Over time, scientific communication evolved into the highly structured system we know today. The development of peer-reviewed journals created an essential framework for validating and sharing research. That structure has brought enormous benefits to science and remains fundamental to the credibility of modern research.
But in the process, something quieter was gradually lost.
Before the modern era of scientific publishing, many ideas moved through letters between researchers. Scientists wrote to one another about observations, questions, unexpected results, and emerging theories. Some of these exchanges were brief notes. Others were thoughtful reflections on problems that were still unfolding.
Many of the scientific ideas we now recognise as milestones were first shared in this way, through correspondence between individuals exploring the same questions from different perspectives.
Researchers such as Isaac Newton, Robert Hooke, Maria Sibylla Merian and later Jane Goodall exchanged observations, arguments, and insights through letters that circulated among small scientific communities. In many cases these exchanges later informed publications or were preserved as part of the scientific record.
This style of communication allowed something that modern scientific publishing sometimes struggles to accommodate the sharing of ideas while they were still developing.

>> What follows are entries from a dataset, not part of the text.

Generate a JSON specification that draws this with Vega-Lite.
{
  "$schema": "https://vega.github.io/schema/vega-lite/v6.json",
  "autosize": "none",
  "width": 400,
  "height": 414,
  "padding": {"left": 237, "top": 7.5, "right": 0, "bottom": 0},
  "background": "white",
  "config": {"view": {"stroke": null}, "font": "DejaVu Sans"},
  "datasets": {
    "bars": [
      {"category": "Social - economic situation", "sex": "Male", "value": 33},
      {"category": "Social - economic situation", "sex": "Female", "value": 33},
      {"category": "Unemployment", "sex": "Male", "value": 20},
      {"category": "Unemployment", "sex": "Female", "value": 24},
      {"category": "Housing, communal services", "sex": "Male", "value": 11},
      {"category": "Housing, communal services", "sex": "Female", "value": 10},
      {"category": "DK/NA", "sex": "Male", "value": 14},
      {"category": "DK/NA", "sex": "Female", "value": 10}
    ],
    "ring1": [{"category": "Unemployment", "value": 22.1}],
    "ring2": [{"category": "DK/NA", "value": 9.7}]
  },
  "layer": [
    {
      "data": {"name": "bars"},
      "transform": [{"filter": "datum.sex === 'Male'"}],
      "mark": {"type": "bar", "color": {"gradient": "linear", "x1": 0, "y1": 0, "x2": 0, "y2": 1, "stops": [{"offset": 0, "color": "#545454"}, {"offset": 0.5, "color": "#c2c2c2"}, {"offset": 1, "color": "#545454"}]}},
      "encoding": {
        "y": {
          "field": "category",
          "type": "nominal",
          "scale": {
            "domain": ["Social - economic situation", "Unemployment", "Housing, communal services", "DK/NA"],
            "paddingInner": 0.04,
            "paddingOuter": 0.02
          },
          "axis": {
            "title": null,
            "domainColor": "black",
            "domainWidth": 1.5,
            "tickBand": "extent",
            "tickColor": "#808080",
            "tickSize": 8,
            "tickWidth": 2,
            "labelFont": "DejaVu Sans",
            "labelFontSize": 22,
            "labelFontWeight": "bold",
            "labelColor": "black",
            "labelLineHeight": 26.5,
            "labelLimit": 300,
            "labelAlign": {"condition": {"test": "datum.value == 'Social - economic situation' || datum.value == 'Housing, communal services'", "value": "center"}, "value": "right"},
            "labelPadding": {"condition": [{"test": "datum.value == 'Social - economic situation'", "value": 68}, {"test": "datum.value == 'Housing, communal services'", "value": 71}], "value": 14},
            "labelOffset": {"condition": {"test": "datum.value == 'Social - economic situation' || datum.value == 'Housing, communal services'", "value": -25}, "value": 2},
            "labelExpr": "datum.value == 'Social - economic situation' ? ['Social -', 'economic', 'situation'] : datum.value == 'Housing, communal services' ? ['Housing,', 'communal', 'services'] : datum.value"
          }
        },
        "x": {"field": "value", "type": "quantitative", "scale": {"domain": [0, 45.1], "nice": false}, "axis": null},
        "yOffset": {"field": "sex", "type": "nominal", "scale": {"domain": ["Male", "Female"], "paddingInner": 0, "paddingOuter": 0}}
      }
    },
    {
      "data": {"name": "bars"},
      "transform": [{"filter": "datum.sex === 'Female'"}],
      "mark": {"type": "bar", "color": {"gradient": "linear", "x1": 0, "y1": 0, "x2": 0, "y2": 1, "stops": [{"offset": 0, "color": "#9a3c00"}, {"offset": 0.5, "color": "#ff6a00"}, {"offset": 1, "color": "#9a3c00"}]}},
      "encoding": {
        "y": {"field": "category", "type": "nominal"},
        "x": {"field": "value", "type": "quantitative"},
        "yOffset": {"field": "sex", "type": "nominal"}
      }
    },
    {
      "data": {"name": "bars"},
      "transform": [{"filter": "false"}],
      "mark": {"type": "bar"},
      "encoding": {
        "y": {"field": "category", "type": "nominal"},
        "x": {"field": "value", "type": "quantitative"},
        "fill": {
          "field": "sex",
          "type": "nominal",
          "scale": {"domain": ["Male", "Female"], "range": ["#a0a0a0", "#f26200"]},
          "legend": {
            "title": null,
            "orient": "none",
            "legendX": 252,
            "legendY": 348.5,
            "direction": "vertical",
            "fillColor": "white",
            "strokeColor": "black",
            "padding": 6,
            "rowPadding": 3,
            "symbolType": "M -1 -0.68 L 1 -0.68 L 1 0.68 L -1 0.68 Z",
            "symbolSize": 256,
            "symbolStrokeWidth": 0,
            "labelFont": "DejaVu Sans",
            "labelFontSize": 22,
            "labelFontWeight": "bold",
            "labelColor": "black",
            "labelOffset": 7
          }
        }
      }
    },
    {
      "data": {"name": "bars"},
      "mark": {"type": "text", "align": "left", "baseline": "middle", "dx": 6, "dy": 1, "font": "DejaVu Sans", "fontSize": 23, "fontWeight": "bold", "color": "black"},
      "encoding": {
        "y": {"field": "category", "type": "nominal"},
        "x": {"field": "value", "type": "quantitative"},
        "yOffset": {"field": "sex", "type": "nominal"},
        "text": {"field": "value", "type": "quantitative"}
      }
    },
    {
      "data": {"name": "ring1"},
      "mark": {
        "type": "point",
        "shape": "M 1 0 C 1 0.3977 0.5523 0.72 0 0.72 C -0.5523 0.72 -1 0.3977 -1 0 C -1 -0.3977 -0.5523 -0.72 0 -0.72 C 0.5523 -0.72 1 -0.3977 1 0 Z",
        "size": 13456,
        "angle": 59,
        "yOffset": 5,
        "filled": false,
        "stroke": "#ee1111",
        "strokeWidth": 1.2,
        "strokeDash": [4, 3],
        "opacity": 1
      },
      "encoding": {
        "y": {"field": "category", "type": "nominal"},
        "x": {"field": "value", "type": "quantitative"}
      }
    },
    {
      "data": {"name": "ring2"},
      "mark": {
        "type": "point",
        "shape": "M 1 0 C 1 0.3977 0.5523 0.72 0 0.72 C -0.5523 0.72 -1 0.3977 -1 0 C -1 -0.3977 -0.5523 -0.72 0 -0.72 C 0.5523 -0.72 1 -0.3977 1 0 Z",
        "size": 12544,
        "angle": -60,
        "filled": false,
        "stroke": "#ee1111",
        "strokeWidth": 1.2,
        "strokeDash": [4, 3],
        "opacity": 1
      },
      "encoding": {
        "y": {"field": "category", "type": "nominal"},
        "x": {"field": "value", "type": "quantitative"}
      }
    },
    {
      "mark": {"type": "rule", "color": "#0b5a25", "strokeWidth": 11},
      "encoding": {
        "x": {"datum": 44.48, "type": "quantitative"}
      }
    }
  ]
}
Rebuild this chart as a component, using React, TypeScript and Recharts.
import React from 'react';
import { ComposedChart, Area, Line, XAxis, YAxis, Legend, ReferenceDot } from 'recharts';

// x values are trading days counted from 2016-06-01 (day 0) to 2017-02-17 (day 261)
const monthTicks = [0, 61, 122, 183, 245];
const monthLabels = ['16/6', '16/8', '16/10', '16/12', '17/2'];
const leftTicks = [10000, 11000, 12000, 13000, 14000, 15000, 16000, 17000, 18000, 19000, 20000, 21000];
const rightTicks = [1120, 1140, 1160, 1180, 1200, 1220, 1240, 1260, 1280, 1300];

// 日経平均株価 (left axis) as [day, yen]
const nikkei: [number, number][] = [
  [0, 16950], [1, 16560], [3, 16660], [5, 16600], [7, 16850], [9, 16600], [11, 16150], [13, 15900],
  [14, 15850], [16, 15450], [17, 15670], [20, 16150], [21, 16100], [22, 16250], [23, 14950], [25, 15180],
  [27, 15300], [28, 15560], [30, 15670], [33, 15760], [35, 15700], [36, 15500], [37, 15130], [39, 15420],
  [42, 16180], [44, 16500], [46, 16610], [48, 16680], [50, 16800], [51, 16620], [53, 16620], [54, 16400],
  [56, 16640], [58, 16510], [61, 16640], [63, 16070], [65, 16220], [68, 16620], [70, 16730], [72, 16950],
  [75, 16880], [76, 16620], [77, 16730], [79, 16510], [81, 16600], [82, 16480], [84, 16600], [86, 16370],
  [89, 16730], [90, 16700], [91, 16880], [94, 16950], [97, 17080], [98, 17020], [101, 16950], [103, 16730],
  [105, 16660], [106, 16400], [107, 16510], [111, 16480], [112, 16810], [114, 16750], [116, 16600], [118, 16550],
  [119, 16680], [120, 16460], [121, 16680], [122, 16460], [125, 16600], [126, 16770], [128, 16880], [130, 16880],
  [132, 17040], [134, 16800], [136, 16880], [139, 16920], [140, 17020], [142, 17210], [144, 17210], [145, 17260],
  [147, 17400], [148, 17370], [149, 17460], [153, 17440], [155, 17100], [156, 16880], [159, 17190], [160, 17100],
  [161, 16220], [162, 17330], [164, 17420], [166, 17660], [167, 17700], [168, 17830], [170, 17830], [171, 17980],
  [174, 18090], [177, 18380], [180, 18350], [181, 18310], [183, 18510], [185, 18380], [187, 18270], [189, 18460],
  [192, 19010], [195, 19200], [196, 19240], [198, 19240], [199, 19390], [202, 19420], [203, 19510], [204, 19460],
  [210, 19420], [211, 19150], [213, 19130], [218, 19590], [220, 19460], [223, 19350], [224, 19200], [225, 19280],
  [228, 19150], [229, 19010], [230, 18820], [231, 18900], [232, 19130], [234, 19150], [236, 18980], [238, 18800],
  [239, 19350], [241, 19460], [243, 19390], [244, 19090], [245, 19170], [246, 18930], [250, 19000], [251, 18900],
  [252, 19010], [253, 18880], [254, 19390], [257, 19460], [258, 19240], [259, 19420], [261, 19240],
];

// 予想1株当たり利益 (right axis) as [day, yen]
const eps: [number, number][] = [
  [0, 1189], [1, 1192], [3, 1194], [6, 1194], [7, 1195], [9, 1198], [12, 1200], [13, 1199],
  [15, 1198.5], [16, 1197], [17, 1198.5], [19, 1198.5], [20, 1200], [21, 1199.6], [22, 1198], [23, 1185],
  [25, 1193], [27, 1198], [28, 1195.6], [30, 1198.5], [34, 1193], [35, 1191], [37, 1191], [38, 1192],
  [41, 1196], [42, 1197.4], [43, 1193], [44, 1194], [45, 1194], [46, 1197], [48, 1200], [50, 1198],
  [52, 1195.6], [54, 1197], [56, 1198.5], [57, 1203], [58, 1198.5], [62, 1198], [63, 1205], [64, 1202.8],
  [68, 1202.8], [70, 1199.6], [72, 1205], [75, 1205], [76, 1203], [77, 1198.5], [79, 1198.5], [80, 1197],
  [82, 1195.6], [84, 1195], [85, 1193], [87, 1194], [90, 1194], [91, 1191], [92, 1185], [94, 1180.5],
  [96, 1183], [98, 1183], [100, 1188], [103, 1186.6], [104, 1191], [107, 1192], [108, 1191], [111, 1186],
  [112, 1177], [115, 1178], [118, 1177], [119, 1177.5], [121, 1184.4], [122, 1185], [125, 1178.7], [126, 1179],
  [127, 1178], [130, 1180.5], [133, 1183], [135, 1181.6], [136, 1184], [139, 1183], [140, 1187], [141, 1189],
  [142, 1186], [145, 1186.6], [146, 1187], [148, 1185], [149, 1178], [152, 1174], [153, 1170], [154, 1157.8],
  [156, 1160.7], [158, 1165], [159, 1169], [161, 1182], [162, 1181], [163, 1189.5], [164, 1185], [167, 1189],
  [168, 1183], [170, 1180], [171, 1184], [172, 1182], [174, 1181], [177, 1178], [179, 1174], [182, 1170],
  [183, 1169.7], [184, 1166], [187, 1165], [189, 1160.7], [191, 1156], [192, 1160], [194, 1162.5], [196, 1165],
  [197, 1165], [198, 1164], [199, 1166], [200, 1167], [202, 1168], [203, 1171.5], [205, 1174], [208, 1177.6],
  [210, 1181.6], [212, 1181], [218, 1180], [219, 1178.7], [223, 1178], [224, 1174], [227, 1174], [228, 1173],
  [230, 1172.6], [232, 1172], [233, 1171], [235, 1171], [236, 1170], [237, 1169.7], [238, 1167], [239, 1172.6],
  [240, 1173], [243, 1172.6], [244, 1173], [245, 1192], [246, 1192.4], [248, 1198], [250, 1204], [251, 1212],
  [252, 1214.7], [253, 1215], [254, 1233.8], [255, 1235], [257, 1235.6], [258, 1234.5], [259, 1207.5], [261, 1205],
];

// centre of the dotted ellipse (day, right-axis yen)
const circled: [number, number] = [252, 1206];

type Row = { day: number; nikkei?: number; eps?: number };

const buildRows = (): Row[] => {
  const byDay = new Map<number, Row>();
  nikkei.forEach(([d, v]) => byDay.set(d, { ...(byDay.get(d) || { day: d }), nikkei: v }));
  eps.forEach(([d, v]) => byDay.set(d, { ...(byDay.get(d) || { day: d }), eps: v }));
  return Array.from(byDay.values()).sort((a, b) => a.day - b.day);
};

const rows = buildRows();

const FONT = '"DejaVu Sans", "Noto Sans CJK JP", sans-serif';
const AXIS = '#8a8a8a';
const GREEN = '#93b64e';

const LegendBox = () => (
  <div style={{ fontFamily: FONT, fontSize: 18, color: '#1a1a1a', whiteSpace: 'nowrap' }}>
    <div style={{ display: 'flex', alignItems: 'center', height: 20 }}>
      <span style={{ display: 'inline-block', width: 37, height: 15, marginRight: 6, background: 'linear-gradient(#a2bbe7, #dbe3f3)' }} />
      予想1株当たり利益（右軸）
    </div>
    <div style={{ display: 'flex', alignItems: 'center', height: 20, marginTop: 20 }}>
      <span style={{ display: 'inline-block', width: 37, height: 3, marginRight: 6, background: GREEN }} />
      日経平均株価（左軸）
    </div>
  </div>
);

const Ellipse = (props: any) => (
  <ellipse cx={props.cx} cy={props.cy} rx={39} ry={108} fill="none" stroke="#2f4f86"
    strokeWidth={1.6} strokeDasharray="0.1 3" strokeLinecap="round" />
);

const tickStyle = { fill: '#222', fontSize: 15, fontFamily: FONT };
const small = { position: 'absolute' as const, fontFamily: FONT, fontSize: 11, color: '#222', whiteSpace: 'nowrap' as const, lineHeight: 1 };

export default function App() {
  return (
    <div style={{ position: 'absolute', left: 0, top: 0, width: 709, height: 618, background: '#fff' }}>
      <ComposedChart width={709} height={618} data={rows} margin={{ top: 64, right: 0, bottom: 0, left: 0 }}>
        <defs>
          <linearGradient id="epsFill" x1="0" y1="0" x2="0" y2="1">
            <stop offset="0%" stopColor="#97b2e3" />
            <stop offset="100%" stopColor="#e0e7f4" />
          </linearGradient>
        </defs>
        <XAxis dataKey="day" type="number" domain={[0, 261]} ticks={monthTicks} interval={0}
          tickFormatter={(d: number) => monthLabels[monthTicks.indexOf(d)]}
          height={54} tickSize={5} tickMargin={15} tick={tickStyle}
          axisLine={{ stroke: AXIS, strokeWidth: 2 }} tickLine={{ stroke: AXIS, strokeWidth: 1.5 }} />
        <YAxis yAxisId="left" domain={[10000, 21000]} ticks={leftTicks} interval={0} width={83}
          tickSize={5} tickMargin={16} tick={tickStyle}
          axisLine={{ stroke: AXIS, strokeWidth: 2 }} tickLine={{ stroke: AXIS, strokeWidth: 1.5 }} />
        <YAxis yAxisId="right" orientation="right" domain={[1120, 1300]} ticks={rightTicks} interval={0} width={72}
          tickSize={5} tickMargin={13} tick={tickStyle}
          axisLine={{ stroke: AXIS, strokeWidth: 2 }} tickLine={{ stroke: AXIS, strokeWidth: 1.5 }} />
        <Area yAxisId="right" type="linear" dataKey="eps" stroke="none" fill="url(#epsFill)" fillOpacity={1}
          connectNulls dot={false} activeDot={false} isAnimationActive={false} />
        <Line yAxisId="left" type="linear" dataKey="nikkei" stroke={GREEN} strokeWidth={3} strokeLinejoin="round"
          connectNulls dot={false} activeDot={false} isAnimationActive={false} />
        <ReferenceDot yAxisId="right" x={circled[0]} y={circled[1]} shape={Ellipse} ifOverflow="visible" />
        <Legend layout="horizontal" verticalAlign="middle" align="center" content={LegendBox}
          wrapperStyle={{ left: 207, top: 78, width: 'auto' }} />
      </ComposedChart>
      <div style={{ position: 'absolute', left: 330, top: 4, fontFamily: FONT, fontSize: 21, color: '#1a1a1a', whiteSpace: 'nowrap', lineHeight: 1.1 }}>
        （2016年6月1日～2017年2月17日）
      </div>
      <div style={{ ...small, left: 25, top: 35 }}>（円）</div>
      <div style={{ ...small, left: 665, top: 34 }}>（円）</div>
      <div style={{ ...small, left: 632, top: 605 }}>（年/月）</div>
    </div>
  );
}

Researchers carry valuable insights that do not fit easily within the format of a formal publication:
- observations that reshape how a problem is approached
- lessons learned during the development of a project
- reflections on emerging areas of science or technology
- practical insights that may help others navigating similar work
Many platforms, including social media, have made communication faster and more visible. At the same time, they can make thoughtful contributions difficult to sustain. High-quality insight often disappears quickly as new material flows through the stream.
The Chronicles are short pieces that allow scientists to step back from the technical detail of a specific paper and discuss the broader insight surrounding their work, the ideas, questions, or experiences that shape how research evolves.
Alongside them sit the ”42s”, a lighter format inspired by the well-known answer to life, the universe, and everything in The Hitchhiker’s Guide to the Galaxy. As brief contributions they can capture a single observation, piece of advice, or perspective that may be useful to others working in related fields.
Scientific progress is rarely the result of a single moment of discovery. More often it emerges through the gradual accumulation of insights shared between people who are exploring similar problems from different angles.
Together, these formats aim to recreate something that has long been part of scientific culture: the exchange of ideas between researchers who are curious about the same questions. Where scientists wrote to each other, shared ideas freely, and allowed curiosity to guide the conversation.
In some ways it represents something new. In other ways, it is simply a return to an older tradition.